GAB legal division chief Atty. Omar Benitez, who was also present during the press conference, pointed out two aspects to the issue “one being the professional aspect (of the leagues) and the health and safety aspect of the participants involved.”

Invoking PD 871, Dioscoro Bautista, the GAB professional sports division chief, wrote Reyes last October 17 refuting the “amateur” status of Filbasket based on the joint resolution of the PSC and GAB, and requiring the league to secure the needed documents and licenses to run as a pro league.

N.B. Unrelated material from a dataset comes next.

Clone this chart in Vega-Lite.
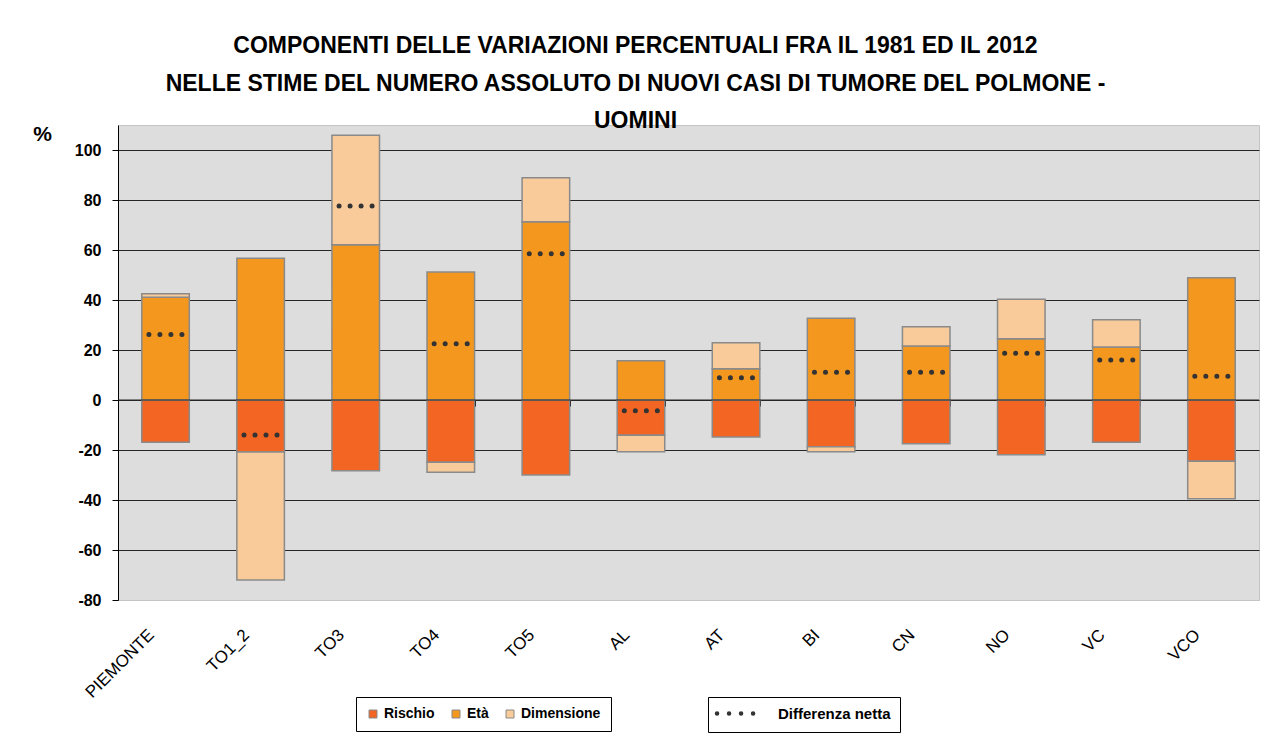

Benitez was hopeful that the issues with the MPBL and the Filbasket could still be sorted out, but also warned it was also authorized to issue a “cease and desist order” to both leagues unless they comply with the proper requirements. 

Mitra was also anxious that problems might arise should these developments be allowed to prosper without proper GAB regulation.

“Ingat lang tayo kasi hindi lahat ng LGUs (local government units) alam ’yong health and safety protocols na tama. Problema sa isa, madadamay pa ang lahat. (Let should be careful because not all LGUS are aware of the health and safety protocols. The problem one might drag others into it),” warned Mitra.

He cited the example of the unregulated cockpits in Davao that resulted in the spike of COVID-19 cases in the area. 

“We should not let our guards down. The GAB is still here to try and help as much as possible. Our mandate is still to take care of our pro athletes,” the GAB chairman said. 


Meanwhile, Reyes said “Filbasket’s inaugural bubble tournament is amateur in nature.”

This was contained in a letter of Reyes, a former Ateneo varsity player and pro player, dated last October 19 addressed to Bautista.

With the approval of the GAB board, Bautista wrote Reyes last October 17 asserting that Filbasket was a running pro league based on Joint Resolution 2020-01 of the GAB and the Philippine Sports Commission.

The resolution provides the guidelines for the “definition of professional athletes and professional sports,” Bautista wrote the Filbasket head, which states that those receiving numeration for playing are classified as pros.

“Filbasket and its teams are merely providing token mounts or allowances because this already means a lot in the basketball industry given our almost two-year absence from basketball (due to the COVID-19 pandemic),” said in the reply letter, addressing the GAB official as “Dear Dioscoro.”

On the issue of profit-sharing among the clubs, Reyes claimed that “the whole context of the statements was about the plans of Filbasket for the future and does not refer to this inaugural tournament.”

Regarding the sponsors of the tournament, he said that “we are only getting sponsorships in kind or x-deals needed for the tournament. If there is any cash involved, this only defrays the costs of holding the tournament given the need for a bubble.”

Reyes, however, said that as the Filbasket grows, “we are excited to register and work with the GAB to ensure the integrity of the game just like the recently turned pro leagues in (sic) the VisMin Cup and NBL.”